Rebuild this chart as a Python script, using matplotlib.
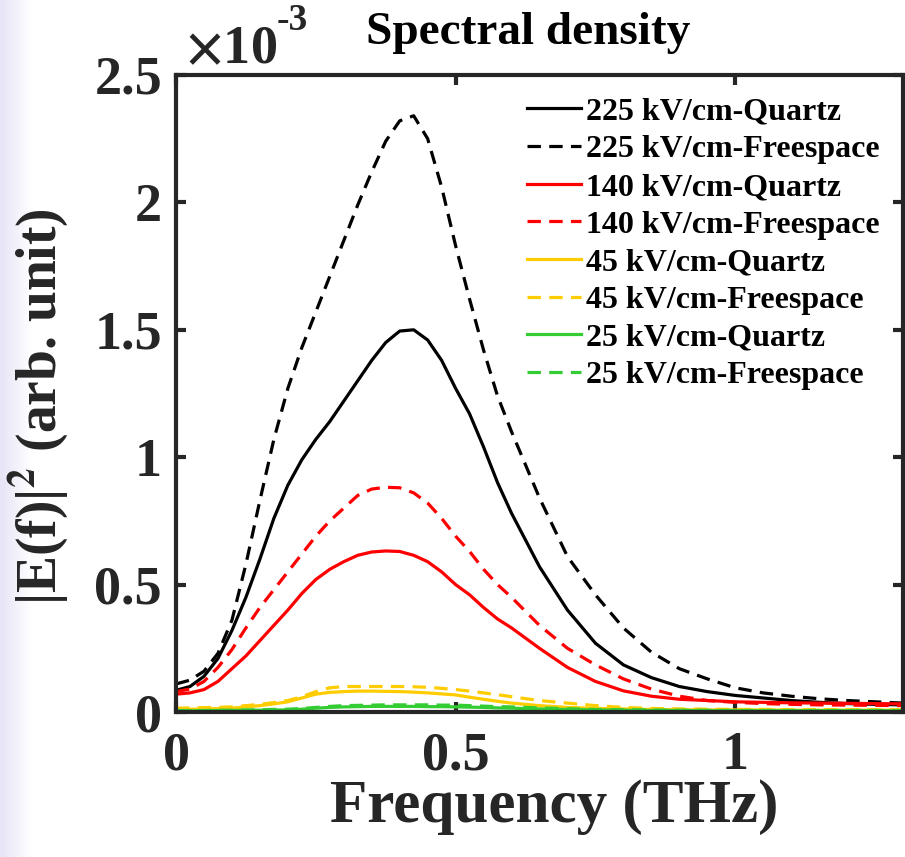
import numpy as np
import matplotlib
matplotlib.use("Agg")
import matplotlib.pyplot as plt

plt.rcParams['font.family'] = ['Liberation Serif', 'DejaVu Serif']
plt.rcParams['font.weight'] = 'bold'
plt.rcParams['mathtext.fontset'] = 'stix'

# frequency grid (THz) and spectral density (x1e-3, arb. unit)
freq = [0, 0.025, 0.05, 0.075, 0.1, 0.125, 0.15, 0.175, 0.2, 0.225, 0.25, 0.275,
        0.3, 0.325, 0.35, 0.375, 0.4, 0.425, 0.45, 0.475, 0.5, 0.525, 0.55, 0.575,
        0.6, 0.65, 0.7, 0.75, 0.8, 0.85, 0.9, 0.95, 1.0, 1.05, 1.1, 1.15, 1.2, 1.25, 1.3]

q225 = [0.085, 0.10, 0.14, 0.21, 0.32, 0.45, 0.60, 0.76, 0.89, 0.99, 1.07, 1.14,
        1.22, 1.30, 1.38, 1.45, 1.495, 1.50, 1.46, 1.38, 1.27, 1.17, 1.04, 0.90,
        0.78, 0.57, 0.40, 0.27, 0.185, 0.135, 0.10, 0.08, 0.065, 0.055, 0.045, 0.038, 0.033, 0.030, 0.028]
fs225 = [0.11, 0.125, 0.16, 0.23, 0.36, 0.58, 0.83, 1.07, 1.27, 1.43, 1.57, 1.71,
         1.85, 1.99, 2.12, 2.24, 2.32, 2.34, 2.25, 2.06, 1.83, 1.62, 1.42, 1.24,
         1.10, 0.84, 0.61, 0.46, 0.33, 0.235, 0.17, 0.13, 0.095, 0.075, 0.062, 0.052, 0.045, 0.040, 0.035]
q140 = [0.07, 0.075, 0.088, 0.12, 0.17, 0.22, 0.28, 0.34, 0.40, 0.465, 0.52, 0.56,
        0.59, 0.615, 0.628, 0.632, 0.63, 0.615, 0.59, 0.55, 0.50, 0.46, 0.41, 0.365,
        0.33, 0.25, 0.175, 0.12, 0.083, 0.062, 0.05, 0.045, 0.04, 0.038, 0.036, 0.035, 0.034, 0.033, 0.032]
fs140 = [0.08, 0.09, 0.12, 0.175, 0.245, 0.33, 0.41, 0.48, 0.55, 0.62, 0.69, 0.75,
         0.80, 0.85, 0.875, 0.882, 0.88, 0.86, 0.82, 0.76, 0.69, 0.63, 0.56, 0.50,
         0.45, 0.34, 0.25, 0.185, 0.13, 0.09, 0.062, 0.045, 0.038, 0.033, 0.030, 0.028, 0.027, 0.026, 0.025]
q45 = [0.01, 0.011, 0.012, 0.013, 0.015, 0.02, 0.025, 0.032, 0.04, 0.055, 0.07, 0.077,
       0.08, 0.082, 0.082, 0.081, 0.08, 0.078, 0.075, 0.071, 0.067, 0.058, 0.05, 0.042,
       0.035, 0.025, 0.018, 0.014, 0.012, 0.01, 0.009, 0.008, 0.008, 0.008, 0.007, 0.007, 0.007, 0.007, 0.007]
fs45 = [0.015, 0.016, 0.017, 0.018, 0.02, 0.025, 0.03, 0.037, 0.045, 0.06, 0.08, 0.095,
        0.10, 0.10, 0.10, 0.10, 0.10, 0.099, 0.097, 0.093, 0.088, 0.082, 0.075, 0.068,
        0.06, 0.045, 0.035, 0.025, 0.018, 0.014, 0.012, 0.011, 0.01, 0.01, 0.009, 0.009, 0.009, 0.009, 0.009]
q25 = [0.005, 0.005, 0.005, 0.006, 0.006, 0.007, 0.007, 0.008, 0.008, 0.011, 0.015, 0.018,
       0.02, 0.021, 0.022, 0.022, 0.022, 0.022, 0.021, 0.021, 0.02, 0.019, 0.018, 0.016,
       0.015, 0.012, 0.01, 0.008, 0.007, 0.006, 0.006, 0.005, 0.005, 0.005, 0.005, 0.005, 0.005, 0.005, 0.005]
fs25 = [0.006, 0.006, 0.006, 0.007, 0.007, 0.008, 0.009, 0.01, 0.011, 0.014, 0.018, 0.022,
        0.025, 0.026, 0.027, 0.028, 0.028, 0.028, 0.028, 0.027, 0.027, 0.025, 0.023, 0.021,
        0.02, 0.016, 0.013, 0.01, 0.009, 0.008, 0.007, 0.007, 0.006, 0.006, 0.006, 0.006, 0.006, 0.006, 0.006]

labels = ["225 kV/cm-Quartz", "225 kV/cm-Freespace", "140 kV/cm-Quartz", "140 kV/cm-Freespace",
          "45 kV/cm-Quartz", "45 kV/cm-Freespace", "25 kV/cm-Quartz", "25 kV/cm-Freespace"]
series = [q225, fs225, q140, fs140, q45, fs45, q25, fs25]
colors = ['black', 'black', '#ff0000', '#ff0000', '#ffcc00', '#ffcc00', '#33cc33', '#33cc33']
styles = ['-', '--', '-', '--', '-', '--', '-', '--']

fig = plt.figure(figsize=(9.05, 8.57), dpi=100)

# faint lavender strip at the left edge of the image
bg = fig.add_axes([0, 0, 0.035, 1], zorder=-1)
grad = np.linspace(0, 1, 64).reshape(1, -1)
bg.imshow(grad, aspect='auto', cmap=matplotlib.colors.LinearSegmentedColormap.from_list(
    'lav', ['#e6e4f6', '#ffffff']), extent=[0, 1, 0, 1])
bg.axis('off')

ax = fig.add_axes([176 / 905, 1 - 712 / 857, 727 / 905, 637 / 857])
for y, lab, c, ls in zip(series, labels, colors, styles):
    line, = ax.plot(freq, y, color=c, linestyle=ls, linewidth=2.3, label=lab)
    if ls == '--':
        line.set_dashes((4.2, 2.6))

ax.set_xlim(0, 1.3)
ax.set_ylim(0, 2.5)
ax.set_xticks([0, 0.5, 1])
ax.set_xticklabels(['0', '0.5', '1'])
ax.set_yticks([0, 0.5, 1, 1.5, 2, 2.5])
ax.set_yticklabels(['0', '0.5', '1', '1.5', '2', '2.5'])

axcol = '#262626'
for s in ax.spines.values():
    s.set_linewidth(3)
    s.set_color(axcol)
ax.tick_params(direction='in', top=True, right=True, length=7, width=3,
               labelsize=39, colors=axcol)
ax.tick_params(axis='x', pad=14)
ax.tick_params(axis='y', pad=10)

ax.set_xlabel('Frequency (THz)', fontsize=44, fontweight='bold', color=axcol)
ax.xaxis.set_label_coords(0.52, -0.105)
ax.set_ylabel(r'|E(f)|$^{\mathbf{2}}$ (arb. unit)', fontsize=40, fontweight='bold', color=axcol)
ax.yaxis.set_label_coords(-0.145, 0.48)
ax.set_title('Spectral density', fontsize=34, fontweight='bold', pad=22, x=0.485)

ax.text(0.012, 1.019, r'$\times$10', transform=ax.transAxes, fontsize=39,
        fontweight='bold', color=axcol, va='baseline', ha='left')
ax.text(0.138, 1.07, '-3', transform=ax.transAxes, fontsize=27,
        fontweight='bold', color=axcol, va='baseline', ha='left')

ax.legend(loc='upper left', bbox_to_anchor=(0.483, 0.965), frameon=False,
          handlelength=1.7, handletextpad=0.15, labelspacing=0.26,
          borderpad=0, borderaxespad=0, prop={'weight': 'bold', 'size': 23})

fig.savefig('out.png', dpi=100)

^^^^^^^^^^^^^^^^

* **GIVEN PROBLEM**:
Where a line of the material above holds the string "matplotlib", copy that line.

* **FULL ANSWER**:
Rebuild this chart as a Python script, using matplotlib.
import matplotlib
matplotlib.use("Agg")
import matplotlib.pyplot as plt
bg.imshow(grad, aspect='auto', cmap=matplotlib.colors.LinearSegmentedColormap.from_list(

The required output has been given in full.